Галлюцинации | страница 71
До этого я прочитал десятки работ о мигрени и ее возможных причинах, но ни в одной из этих работ я не встретил описания всего богатства феноменологии мигрени, описания полного диапазона и глубины страданий, испытываемых больными. В надежде найти более полное, глубокое и гуманистическое описание мигрени я взял эту книгу на выходные. Приняв привычную дозу горького амфетамина, предварительно подсластив его сахаром, я принялся за чтение. На фоне подстегнутого воображения и обостренных эмоций книга Лайвинга показалась мне еще более волнующей и очаровательной. Я хотел только одного – поставить себя на место Лайвинга, проникнуть в его разум и в атмосферу того времени, когда он работал и творил.
Находясь в каком-то кататоническом оцепенении, не двинув ни единым мускулом и, кажется, даже ни разу не облизнув губ, я за один присест прочитал все пятьсот страниц «Мигрени». Прочитав книгу, я почувствовал себя так, словно сам стал Лайвингом, воочию увидев пациентов, которых он наблюдал и лечил. Подчас я переставал понимать, прочитал ли я книгу или сам ее написал. Я почувствовал, что перенесся в Лондон диккенсовских времен – в 60–70-е годы XIX века. Мне понравился гуманизм Лайвинга и его уверенность в том, что мигрень – это не каприз богатых изнеженных дам, а болезнь, которая поражает и тех, кто плохо питается и работает в душных фабричных цехах. Сочинение Лайвинга напомнило мне исследование Мэйхью о положении рабочего класса в Лондоне. К тому же Лайвинг был блестяще образован в биологии и в естественных науках и, кроме того, был непревзойденным мастером клинического наблюдения. Я думал: «Это лучший образец викторианской науки и медицины, это же подлинный шедевр!» Книга Лайвинга дала мне то, чего я так жаждал, наблюдая больных мигренью и возмущаясь скудостью современных статей по этому предмету, которые, казалось, и представляли всю «литературу» о мигрени. Я впал в экстаз; мигрень, как сияющее созвездие, светила мне с высот неврологического небосклона.

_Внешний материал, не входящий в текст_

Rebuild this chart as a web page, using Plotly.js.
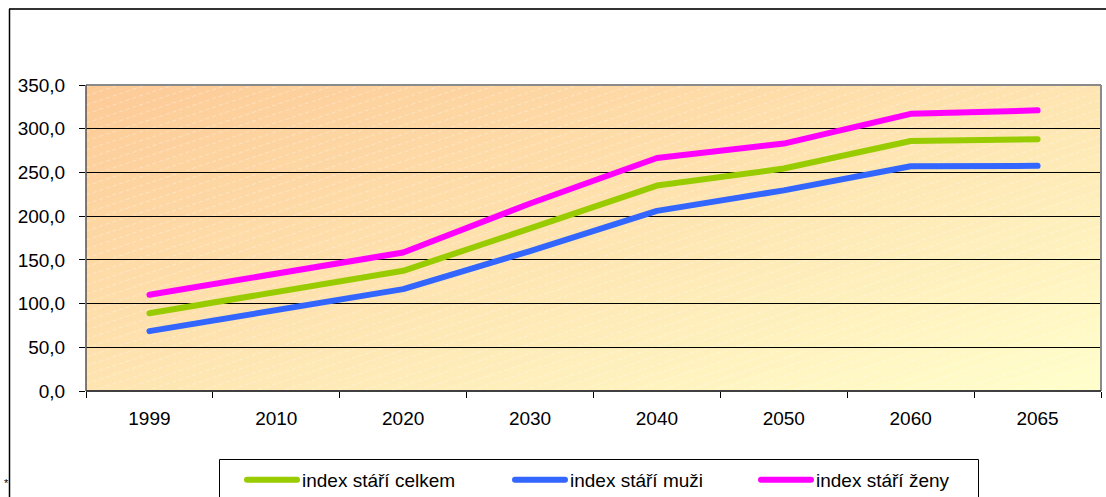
<!DOCTYPE html>
<html>
<head>
<meta charset="utf-8">
<script src="https://cdn.plot.ly/plotly-3.0.1.min.js"></script>
<style>
  html, body { margin: 0; padding: 0; background: #ffffff; }
  #chart { width: 1106px; height: 497px; }
  #chart .js-line { stroke-linecap: round; stroke-linejoin: round; }
</style>
</head>
<body>
<div id="chart"></div>
<script>
// ---- data ----
const years = ["1999", "2010", "2020", "2030", "2040", "2050", "2060", "2065"];
const celkem = [89.0, 113.5, 137.5, 186.0, 235.0, 254.5, 286.0, 288.0];
const muzi   = [68.5, 93.0, 116.5, 160.0, 206.0, 229.5, 257.0, 257.5];
const zeny   = [110.0, 134.5, 158.5, 214.5, 266.5, 283.0, 317.0, 321.0];
const seriesNames = ["index stáří celkem", "index stáří muži", "index stáří ženy"];
const yTicks = [0, 50, 100, 150, 200, 250, 300, 350];

// ---- layout constants ----
const W = 1106, H = 497;
const M = { l: 86, r: 5, t: 85, b: 106 };
const PW = W - M.l - M.r, PH = H - M.t - M.b;
const px2x = p => (p - M.l) / PW;
const py2y = p => (M.t + PH - p) / PH;
const FONT = "Liberation Sans, Arial, sans-serif";

// background gradient texture for the plot area
function makeBg() {
  const c = document.createElement("canvas");
  c.width = PW; c.height = PH;
  const ctx = c.getContext("2d");
  const img = ctx.createImageData(PW, PH);
  const c0 = [253, 202, 150], c1 = [255, 255, 204];
  for (let y = 0; y < PH; y++) {
    for (let x = 0; x < PW; x++) {
      const t = Math.min(1, Math.max(0, (x / PW + y / PH) / 2));
      const i = (y * PW + x) * 4;
      img.data[i]     = c0[0] + (c1[0] - c0[0]) * t;
      img.data[i + 1] = c0[1] + (c1[1] - c0[1]) * t;
      img.data[i + 2] = c0[2] + (c1[2] - c0[2]) * t;
      img.data[i + 3] = 255;
    }
  }
  ctx.putImageData(img, 0, 0);
  ctx.strokeStyle = "rgba(255,255,255,0.35)";
  ctx.lineWidth = 1;
  ctx.setLineDash([4, 3]);
  for (let k = -PW; k < PH + PW; k += 9) {
    ctx.beginPath();
    ctx.moveTo(0, k);
    ctx.lineTo(PW, k - PW / 3);
    ctx.stroke();
  }
  return c.toDataURL("image/png");
}

const colors = ["#99CC00", "#3366FF", "#FF00FF"];
const values = [celkem, muzi, zeny];
const legendIds = ["legend", "legend2", "legend3"];

const traces = values.map((v, i) => ({
  type: "scatter",
  mode: "lines",
  x: years,
  y: v,
  name: seriesNames[i],
  legend: legendIds[i],
  line: { color: colors[i], width: 6, shape: "linear" },
  hoverinfo: "x+y+name"
}));

const legendBase = (xpx) => ({
  x: px2x(xpx), xanchor: "left",
  yref: "container",
  y: (H - 480) / H, yanchor: "middle",
  orientation: "h",
  bgcolor: "rgba(0,0,0,0)",
  borderwidth: 0,
  itemwidth: 50,
  font: { family: FONT, size: 19, color: "#000" }
});

const layout = {
  width: W, height: H,
  margin: M,
  paper_bgcolor: "#ffffff",
  plot_bgcolor: "rgba(0,0,0,0)",
  separators: ", ",
  showlegend: true,
  legend: legendBase(242),
  legend2: legendBase(510),
  legend3: legendBase(756),
  xaxis: {
    type: "category",
    range: [-0.5, 7.5],
    tickson: "boundaries",
    ticks: "outside",
    ticklen: 6,
    tickcolor: "#000",
    tickwidth: 1,
    showgrid: false,
    showline: false,
    zeroline: false,
    tickfont: { family: FONT, size: 19, color: "#000" },
    ticklabelstandoff: 14,
    automargin: false,
    fixedrange: true
  },
  yaxis: {
    range: [0, 350],
    tickvals: yTicks,
    tickformat: ".1f",
    ticks: "outside",
    ticklen: 6,
    tickcolor: "#000",
    tickwidth: 1,
    showgrid: true,
    gridcolor: "#000",
    gridwidth: 1,
    showline: false,
    zeroline: false,
    tickfont: { family: FONT, size: 19, color: "#000" },
    ticklabelstandoff: 10,
    automargin: false,
    fixedrange: true
  },
  images: [{
    source: makeBg(),
    xref: "paper", yref: "paper",
    x: 0, y: 1, sizex: 1, sizey: 1,
    xanchor: "left", yanchor: "top",
    sizing: "stretch", layer: "below"
  }],
  shapes: [
    // plot area border: top & right gray
    { type: "line", xref: "paper", yref: "paper", x0: 0, x1: 1, y0: 1, y1: 1, line: { color: "#8a8a8a", width: 2 } },
    { type: "line", xref: "paper", yref: "paper", x0: 1, x1: 1, y0: 0, y1: 1, line: { color: "#8a8a8a", width: 2 } },
    // left & bottom axis lines dark
    { type: "line", xref: "paper", yref: "paper", x0: 0, x1: 0, y0: 0, y1: 1, line: { color: "#505050", width: 1.5 } },
    { type: "line", xref: "paper", yref: "paper", x0: 0, x1: 1, y0: 0, y1: 0, line: { color: "#404040", width: 2 } },
    // outer frame (cropped)
    { type: "line", xref: "paper", yref: "paper", x0: px2x(9), x1: px2x(1106), y0: py2y(9), y1: py2y(9), line: { color: "#333333", width: 2 } },
    { type: "line", xref: "paper", yref: "paper", x0: px2x(9.5), x1: px2x(9.5), y0: py2y(9), y1: py2y(500), line: { color: "#000000", width: 1.5 } },
    // legend box
    { type: "rect", xref: "paper", yref: "paper", x0: px2x(219.5), x1: px2x(978.5), y0: py2y(459.5), y1: py2y(505), line: { color: "#000000", width: 1 }, fillcolor: "rgba(255,255,255,0)" }
  ],
  annotations: [
    { text: "*", xref: "paper", yref: "paper", x: px2x(6), y: py2y(483), xanchor: "center", yanchor: "middle", showarrow: false, font: { family: FONT, size: 11, color: "#000" } }
  ]
};

Plotly.newPlot("chart", traces, layout, { displayModeBar: false, staticPlot: true });
</script>
</body>
</html>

Однако с тех пор как в Лондоне жил и творил Лайвинг, прошло без малого сто лет. Взволнованный и возбужденный своим сравнением с Лайвингом, я тем не менее задумался и задал себе вопрос: сейчас 60-е годы XX, а не XIX века, и кто сможет стать Лайвингом наших дней? В голове моей зазвучали самые разные имена. Я вспомнил доктора А., доктора Б. и доктора В. Все они были неплохими специалистами и хорошими врачами, но ни один из них не сочетал в себе научной эрудиции и гуманизма Лайвинга. Именно в этот момент внутренний голос отчетливо произнес: «Дурачок, это же ты!»